If you don't feel like sex ....... you don't feel like sex. And everyone who's said that no one should be forced or coerced into having sex when they don't want to, is absolutely correct. I also understand that having young children can be exhausting and that it may take a long time to feel ready to resume sexual relations. But to say that any affectionate physical contact makes your skin crawl IS worrying.
We don't know anything about the blogger's partner. He may have a mature, understanding attitude, or he may not. He may have a high(er) sex drive (which isn't his fault), he may miss the affection and physical contact that they may have had earlier in their relationship, or both. He may be trying to be understanding, but just as her current feeling is that she has no interest in sex, his may be that he'll explode if he doesn't get some affection or sexual release some time soon.
This feels like a potentially huge problem, which is neither partner's fault, but that could end up being a relationship killer. What if the OP doesn't get her mojo back? This happens to some people, both women and men, who've lost interest in sex for whatever reason. We've seen many posts in here, complaining that one partner or the other has lost their libido, and for the one who hasn't, it can be hard to understand why something that used to give so much pleasure has been lost, sometimes when couples start a family, but sometimes with no obvious reason.
I heard a radio programme a few weeks ago, about 'the pink pill,' the equivalent of viagra for women who may be suffering from Hypoactive Sexual Desire Disorder (HSDD). Depending on what you read, there is disagreement in medicine as to whether this condition actually exists, or whether it exists as a phenomenon, but isn't an illness as such, or how to treat it. The company trying to get the 'pink pill' lisenced claim that it can help reactivate a woman's libido, but tests so far seem to show that it's not successful in many cases and can have undesired side effects.

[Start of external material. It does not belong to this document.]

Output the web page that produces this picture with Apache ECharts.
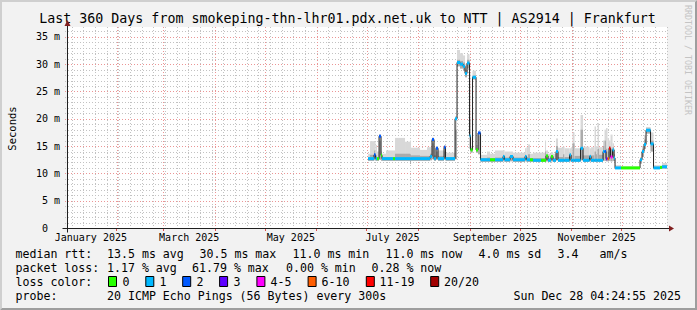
<!DOCTYPE html>
<html><head><meta charset="utf-8">
<script src="https://cdn.jsdelivr.net/npm/echarts@6/dist/echarts.min.js"></script>
<style>html,body{margin:0;padding:0;background:#f2f2f2;}#c{width:697px;height:310px;}</style>
</head><body><div id="c"></div>
<script>
// ---------------- data ----------------
const titleText = 'Last 360 Days from smokeping-thn-lhr01.pdx.net.uk to NTT | AS2914 | Frankfurt';
const yTicks = [0, 5, 10, 15, 20, 25, 30, 35];
const yMax = 36.8;
const xStart = 1.18, xEnd = 361.18;           // days since 2025-01-01 00:00
const monthStarts = [0, 31, 59, 90, 120, 151, 181, 212, 243, 273, 304, 334];
const monthLabelDays = [15.5, 74.5, 135.5, 196.5, 258, 319];
const monthLabels = ['January 2025', 'March 2025', 'May 2025', 'July 2025', 'September 2025', 'November 2025'];
const firstSunday = 4;                        // 2025-01-05

// step segments: start day, median (ms), loss bucket, smoke low / mid / high (ms)
const segStart = [181.8,183.0,185.4,186.3,187.2,188.4,189.6,190.2,192.6,196.8,198.0,204.0,207.0,207.6,213.0,217.2,219.0,220.2,221.4,222.6,223.8,227.4,228.3,234.0,235.2,237.0,238.8,240.0,241.2,242.7,243.3,244.5,246.6,247.8,249.3,253.2,255.0,258.0,262.8,263.7,267.0,268.8,276.0,276.9,277.8,279.0,280.8,285.6,288.0,288.6,289.8,291.6,292.8,294.6,295.8,298.8,299.7,302.7,303.6,304.5,305.7,309.3,310.8,314.7,315.6,317.7,318.6,319.5,320.4,322.8,323.7,324.6,325.5,326.4,327.3,328.5,329.4,330.0,333.6,345.0,346.2,347.4,348.6,351.3,353.1,357.0,358.2];
const medianMs = [12.7,12.7,13.4,12.7,12.7,16.8,13.3,12.7,12.7,12.7,12.7,12.7,12.7,12.7,12.7,12.7,13.1,16.2,12.7,14.6,12.7,14.8,12.7,20.0,30.3,30.0,29.6,28.3,30.2,16.9,14.3,27.6,14.3,17.4,12.5,12.5,12.5,12.5,13.1,12.5,13.1,12.5,13.1,12.5,12.5,12.5,12.4,12.4,12.4,13.2,12.4,13.1,12.4,14.0,12.4,12.4,12.4,13.4,12.4,12.4,12.4,14.6,12.4,13.1,12.4,12.4,12.4,12.4,12.4,14.0,14.0,12.7,12.7,14.6,13.0,14.3,12.8,11.0,11.0,12.5,14.0,15.3,17.9,15.4,11.0,11.1,11.2];
const lossIdx = [1,1,2,1,0,2,0,1,1,0,1,1,1,1,1,1,1,2,1,2,1,2,1,1,1,1,1,1,1,1,0,1,0,2,1,1,0,1,1,1,1,1,1,1,1,0,1,0,0,0,1,0,1,1,1,1,1,1,1,1,1,1,1,1,1,1,1,1,1,1,2,3,5,6,4,1,1,1,0,1,1,1,1,1,1,0,1];
const smokeLo = [12.3,12.3,12.4,12.3,12.3,12.5,12.3,12.3,12.3,12.3,12.3,12.3,11.7,12.3,12.3,12.3,12.4,12.6,12.3,12.5,12.3,12.5,12.3,12.6,29.6,29.2,28.8,27.6,29.2,14.5,13.8,27.2,13.8,13.5,12.1,12.1,12.1,12.1,12.2,12.1,12.2,12.1,12.2,12.1,12.1,12.1,12.1,12.1,12.0,12.2,12.1,12.2,12.1,12.4,12.1,12.1,12.1,12.2,12.1,12.1,12.1,12.4,12.1,12.2,12.1,12.1,12.1,12.1,12.1,12.3,12.3,12.2,12.2,12.3,12.2,12.3,12.2,10.8,10.8,11.8,13.0,14.5,17.3,14.0,10.8,10.9,10.9];
const smokeMid = [13.0,13.4,14.2,13.3,13.0,16.0,13.3,13.0,13.0,13.0,13.6,13.6,13.5,13.3,13.2,13.2,13.6,15.5,13.3,14.0,13.2,14.0,13.0,18.0,30.8,30.6,30.3,29.0,30.8,20.0,14.6,27.9,14.6,17.0,12.8,12.9,12.8,12.9,13.4,12.9,13.3,12.9,13.4,13.0,13.5,12.8,12.8,12.8,14.0,13.4,12.8,13.3,12.8,15.0,13.0,13.5,13.0,13.6,13.3,15.5,13.2,18.0,13.3,13.4,13.3,14.0,13.5,14.5,13.4,15.0,16.0,14.5,14.0,15.0,14.5,14.8,13.5,11.2,11.1,12.8,14.5,16.2,18.2,16.0,11.2,11.2,11.5];
const smokeHi = [13.6,15.9,15.9,15.2,14.0,17.2,14.0,13.6,14.2,14.2,16.5,15.8,16.0,14.7,14.3,14.8,14.8,16.6,14.8,15.0,14.2,15.2,13.8,20.5,32.6,32.0,31.6,30.0,31.8,28.5,15.0,28.8,15.2,17.8,13.4,14.0,13.6,14.2,14.3,14.0,14.0,13.8,14.6,14.8,15.3,13.6,13.8,13.8,16.0,14.2,13.6,13.9,13.6,16.4,14.7,14.9,14.6,14.6,14.8,17.5,14.6,20.7,14.9,14.6,14.8,18.6,15.0,19.2,14.8,16.0,18.0,18.3,16.5,16.0,17.1,15.5,14.5,11.5,11.3,13.0,15.0,17.0,18.5,17.5,11.5,11.4,11.9];

const lossLabels = ['0', '1', '2', '3', '4-5', '6-10', '11-19', '20/20'];
const lossColors = ['#26ff00', '#00b8ff', '#0059ff', '#5e00ff', '#ff00ff', '#ff5e00', '#ff0000', '#a10000'];

const statRtt = ['median rtt:', '13.5 ms avg', '30.5 ms max', '11.0 ms min', '11.0 ms now', '4.0 ms sd', '3.4', 'am/s'];
const statLoss = ['packet loss:', '1.17 % avg', '61.79 % max', '0.00 % min', '0.28 % now'];
const probeText = ['probe:', '20 ICMP Echo Pings (56 Bytes) every 300s', 'Sun Dec 28 04:24:55 2025'];

// ---------------- chart ----------------
const FONT = 'DejaVu Sans Mono';
const GRID_MINOR = '#c2c2c2';
const GRID_MAJOR = '#eb9595';
const chart = echarts.init(document.getElementById('c'), null, {renderer: 'svg'});

const segData = segStart.map((s, i) => [s, i + 1 < segStart.length ? segStart[i + 1] : xEnd,
  smokeLo[i], smokeMid[i], smokeHi[i], medianMs[i], lossIdx[i]]);
const medLine = segStart.map((s, i) => [s, medianMs[i]]);
medLine.push([xEnd, medianMs[medianMs.length - 1]]);

// grid positions (calendar weeks / 1 ms minor / 5 ms major)
const weekDays = [];
for (let d = firstSunday; d <= xEnd; d += 7) if (monthStarts.indexOf(d) < 0) weekDays.push([d]);
const monthDays = monthStarts.map(d => [d]);
const yMinor = [];
for (let v = 1; v < yMax; v += 1) if (v % 5 !== 0) yMinor.push([v]);
const yMajor = yTicks.filter(v => v > 0).map(v => [v]);

function vline(color) {
  return function (params, api) {
    const cs = params.coordSys;
    const x = api.coord([api.value(0), 0])[0];
    if (x < cs.x + 0.5 || x > cs.x + cs.width + 0.5) return null;
    const xx = Math.round(x) + 0.5;
    return {type: 'line', shape: {x1: xx, y1: cs.y, x2: xx, y2: cs.y + cs.height + 1},
      style: {stroke: color, lineWidth: 1, lineDash: [1, 2]}};
  };
}
function hline(color) {
  return function (params, api) {
    const cs = params.coordSys;
    const y = api.coord([xStart, api.value(0)])[1];
    const yy = Math.round(y) + 0.5;
    return {type: 'line', shape: {x1: cs.x - 2, y1: yy, x2: cs.x + cs.width, y2: yy},
      style: {stroke: color, lineWidth: 1, lineDash: [1, 2]}};
  };
}

function renderSmoke(params, api) {
  const x0 = api.value(0), x1 = api.value(1);
  const pLo = api.coord([x0, api.value(2)]);
  const pMid = api.coord([x1, api.value(3)]);
  const pHi = api.coord([x1, api.value(4)]);
  const w = Math.max(1, pHi[0] - pLo[0]);
  return {type: 'group', children: [
    {type: 'rect', shape: {x: pLo[0], y: pHi[1], width: w, height: pLo[1] - pHi[1]}, style: {fill: '#d8d8d8'}},
    {type: 'rect', shape: {x: pLo[0], y: pMid[1], width: w, height: pLo[1] - pMid[1]}, style: {fill: '#ababab'}}
  ]};
}

function renderLoss(params, api) {
  const p0 = api.coord([api.value(0), api.value(5)]);
  const p1 = api.coord([api.value(1), api.value(5)]);
  return {type: 'rect', shape: {x: p0[0], y: p0[1] - 1.5, width: Math.max(1, p1[0] - p0[0]), height: 3},
    style: {fill: lossColors[api.value(6)]}};
}

const NB = '\u00a0';
const option = {
  animation: false,
  backgroundColor: '#f2f2f2',
  grid: {left: 67, right: 30, top: 27, height: 201, show: true, backgroundColor: '#ffffff', borderWidth: 0},
  xAxis: {
    type: 'value', min: xStart, max: xEnd,
    splitLine: {show: false},
    axisLine: {show: true, onZero: false, lineStyle: {color: '#1f1f1f', width: 1}},
    axisTick: {show: true, customValues: monthStarts, length: 3, inside: false, lineStyle: {color: '#de4f4f'}},
    axisLabel: {customValues: monthLabelDays, margin: 4, color: '#000', fontFamily: FONT, fontSize: 10,
      formatter: v => { const i = monthLabelDays.indexOf(v); return i >= 0 ? monthLabels[i] : ''; }}
  },
  yAxis: {
    type: 'value', min: 0, max: yMax, interval: 5,
    splitLine: {show: false},
    axisLine: {show: true, onZero: false, lineStyle: {color: '#1f1f1f', width: 1}},
    axisTick: {show: false},
    axisLabel: {show: true, showMaxLabel: false, margin: 7, color: '#000', fontFamily: FONT, fontSize: 10,
      formatter: v => (yTicks.indexOf(v) < 0 ? '' : (v === 0 ? '0' + NB + NB : v + NB + 'm'))}
  },
  series: [
    {type: 'custom', name: 'hminor', data: yMinor, renderItem: hline(GRID_MINOR), encode: {y: 0}, silent: true, z: 1, clip: false},
    {type: 'custom', name: 'weekgrid', data: weekDays, renderItem: vline(GRID_MINOR), encode: {x: 0}, silent: true, z: 1, clip: false},
    {type: 'custom', name: 'hmajor', data: yMajor, renderItem: hline(GRID_MAJOR), encode: {y: 0}, silent: true, z: 2, clip: false},
    {type: 'custom', name: 'monthgrid', data: monthDays, renderItem: vline(GRID_MAJOR), encode: {x: 0}, silent: true, z: 2, clip: false},
    {type: 'custom', name: 'smoke', data: segData, renderItem: renderSmoke,
      encode: {x: [0, 1], y: [2, 3, 4]}, z: 3, clip: true},
    {type: 'line', name: 'median', data: medLine, step: 'end', showSymbol: false, symbol: 'none',
      lineStyle: {color: '#202020', width: 1}, z: 4, clip: true},
    {type: 'custom', name: 'loss', data: segData, renderItem: renderLoss,
      encode: {x: [0, 1], y: 5}, z: 5, clip: true}
  ]
};
chart.setOption(option);

// ---------------- decorations & legend (graphic) ----------------
const g = [];
g.push({type: 'polygon', shape: {points: [[0, 0], [697, 0], [695, 2], [2, 2], [2, 308], [0, 310]]}, style: {fill: '#cfcfcf'}, silent: true});
g.push({type: 'polygon', shape: {points: [[697, 0], [697, 310], [0, 310], [2, 308], [695, 308], [695, 2]]}, style: {fill: '#9e9e9e'}, silent: true});

g.push({type: 'text', x: 347.5, y: 18.6, style: {text: titleText, font: '13.3px "' + FONT + '"', fill: '#000', align: 'center', verticalAlign: 'middle'}});
g.push({type: 'text', x: 687.5, y: 60, rotation: -Math.PI / 2, style: {text: 'RRDTOOL / TOBI OETIKER', font: '8.3px "' + FONT + '"', fill: '#c4c4c4', align: 'center', verticalAlign: 'middle'}});
g.push({type: 'text', x: 11.5, y: 128.5, rotation: Math.PI / 2, style: {text: 'Seconds', font: '10.5px "' + FONT + '"', fill: '#000', align: 'center', verticalAlign: 'middle'}});

const LF = '11.6px "' + FONT + '"';
const rowY = [254.3, 268.3, 282.3, 296.3];
const rttX = [15.5, 107, 199.5, 292.5, 385.5, 478.5, 557.5, 599.5];
statRtt.forEach((t, i) => g.push({type: 'text', x: rttX[i], y: rowY[0], style: {text: t, font: LF, fill: '#000', verticalAlign: 'middle'}}));
const lossX = [15.5, 107, 192, 286, 371.5];
statLoss.forEach((t, i) => g.push({type: 'text', x: lossX[i], y: rowY[1], style: {text: t, font: LF, fill: '#000', verticalAlign: 'middle'}}));
g.push({type: 'text', x: 15.5, y: rowY[2], style: {text: 'loss color:', font: LF, fill: '#000', verticalAlign: 'middle'}});
const boxX = [108, 145.3, 182.2, 219.1, 256.4, 307.6, 365.8, 430.2];
const boxTextX = [122.5, 159.5, 196.5, 233.5, 270.5, 321.5, 379.5, 444];
lossLabels.forEach((t, i) => {
  g.push({type: 'rect', shape: {x: boxX[i] + 0.5, y: 276.5, width: 8, height: 10}, style: {fill: lossColors[i], stroke: '#000', lineWidth: 1}});
  g.push({type: 'text', x: boxTextX[i], y: rowY[2], style: {text: t, font: LF, fill: '#000', verticalAlign: 'middle'}});
});
g.push({type: 'text', x: 15.5, y: rowY[3], style: {text: probeText[0], font: LF, fill: '#000', verticalAlign: 'middle'}});
g.push({type: 'text', x: 107, y: rowY[3], style: {text: probeText[1], font: LF, fill: '#000', verticalAlign: 'middle'}});
g.push({type: 'text', x: 681, y: rowY[3], style: {text: probeText[2], font: LF, fill: '#000', align: 'right', verticalAlign: 'middle'}});

// axis overhangs and arrows, placed from the axes' own scale
const o = chart.convertToPixel({xAxisIndex: 0, yAxisIndex: 0}, [xStart, 0]);
const tr = chart.convertToPixel({xAxisIndex: 0, yAxisIndex: 0}, [xEnd, yMax]);
const ox = Math.round(o[0]) + 0.5, oy = Math.round(o[1]) + 0.5, ex = Math.round(tr[0]), ty = Math.round(tr[1]);
g.push({type: 'line', shape: {x1: ox - 5, y1: oy, x2: ex + 3, y2: oy}, style: {stroke: '#1f1f1f', lineWidth: 1}, z: 100});
g.push({type: 'line', shape: {x1: ox, y1: oy + 4, x2: ox, y2: ty - 2}, style: {stroke: '#1f1f1f', lineWidth: 1}, z: 100});
g.push({type: 'polygon', shape: {points: [[ox - 3, ty - 1], [ox + 3, ty - 1], [ox, ty - 7]]}, style: {fill: '#801f1f'}, z: 101});
g.push({type: 'polygon', shape: {points: [[ex + 2, oy - 3], [ex + 2, oy + 3], [ex + 7, oy]]}, style: {fill: '#801f1f'}, z: 101});

chart.setOption({graphic: {elements: g}});
</script>
</body></html>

It would be great if our relationships always met our personal needs, if we could maintain them at a point when both partners were happy with every aspect, but reality screws with that. If it didn't, we'd all be getting as much or little sex as we'd like, we'd be happy with our partners all the time and there would be no divorce or break-ups, but unfortunately, life's not like that. To get back to the original blog, I'd love to know who her relationship works out over time.